Appendix F – Computation of the Improvement Index

In order to help readers judge the practical importance of an intervention’s effect, the WWC translates the ES into an “improvement index.” The improvement index represents the difference between the percentile rank corresponding to the intervention group mean and the percentile rank corresponding to the comparison group mean (that is, 50th percentile) in the comparison group distribution. Alternatively, the improvement index can be interpreted as the expected change in percentile rank for an average comparison group student if the student had received the intervention.

As an example, if an intervention produced a positive impact on students’ reading achievement with an effect size of 0.25, the effect size could be translated to an improvement index of 10 percentile points. We could then conclude that the intervention would have led to a 10% increase in percentile rank for an average student in the comparison group, and that 60% (10% + 50% = 60%) of the students in the intervention group scored above the comparison group mean.

Specifically, the improvement index is computed as follows:

Convert the ES (Hedges’s g) to Cohen's U3 index.

The U3 index represents the percentile rank of a comparison group student who performed at the level of an average intervention group student. An effect size of 0.25, for example, would correspond to a U3 of 60%, which means that an average intervention group student would rank at the 60th percentile in the comparison group. Equivalently, an average intervention group student would rank 10 percentile points higher than an average comparison group student, who, by definition, ranks at the 50th percentile.

Mechanically, the conversion of an effect size to a U3 index entails using a table that lists the proportion of the area under the standard normal curve for different values of z-scores, which can be found in the appendices of most statistics textbooks.

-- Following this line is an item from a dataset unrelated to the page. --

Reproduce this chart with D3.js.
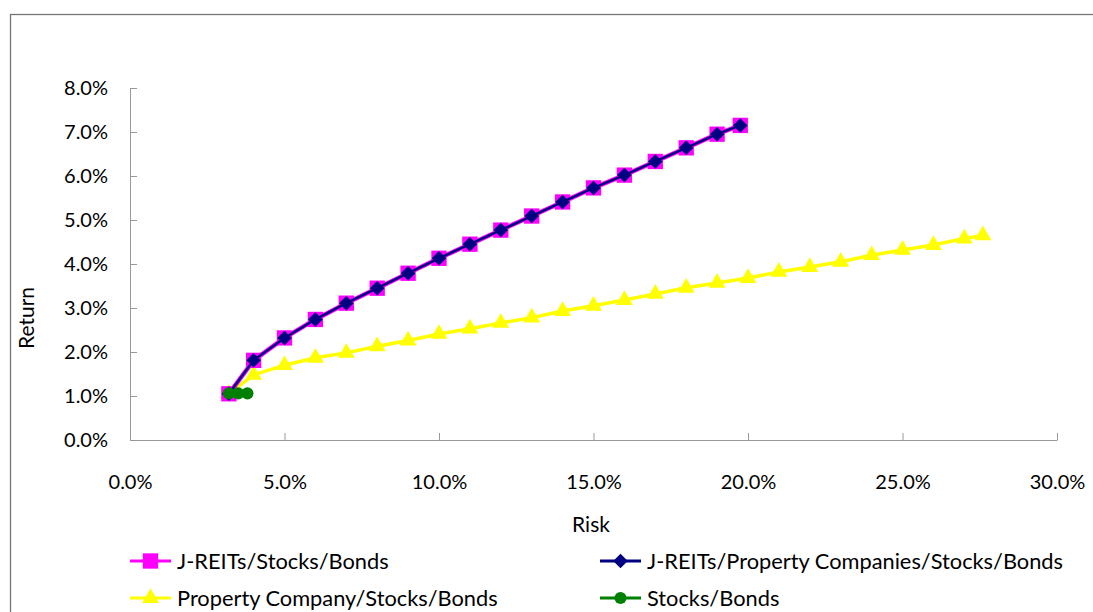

For a given effect size, U3 has a value equal to the proportion of the area under the normal curve below the value of the effect size—under the assumptions that the outcome is normally distributed and that the variance of the outcome is similar for the intervention group and the comparison group.

Compute Improvement Index = U3 – 50%

Given that U3 represents the percentile rank of an average intervention group student in the comparison group distribution, and that the percentile rank of an average comparison group student is 50%, the improvement index, defined as (U3 – 50%), would represent the difference in percentile rank between an average intervention group student and an average comparison group student in the comparison group distribution.

In addition to the improvement index for each individual finding, the WWC also computes a domain average improvement index for each study, as well as a domain average improvement index across studies for each outcome domain. The domain average improvement index for each study is computed based on the domain average effect size for that study rather than as the average of the improvement indices for individual findings within that study. Similarly, the domain average improvement index across studies is computed based on the domain average effect size across studies, with the latter computed as the average of the domain average effect sizes for individual studies.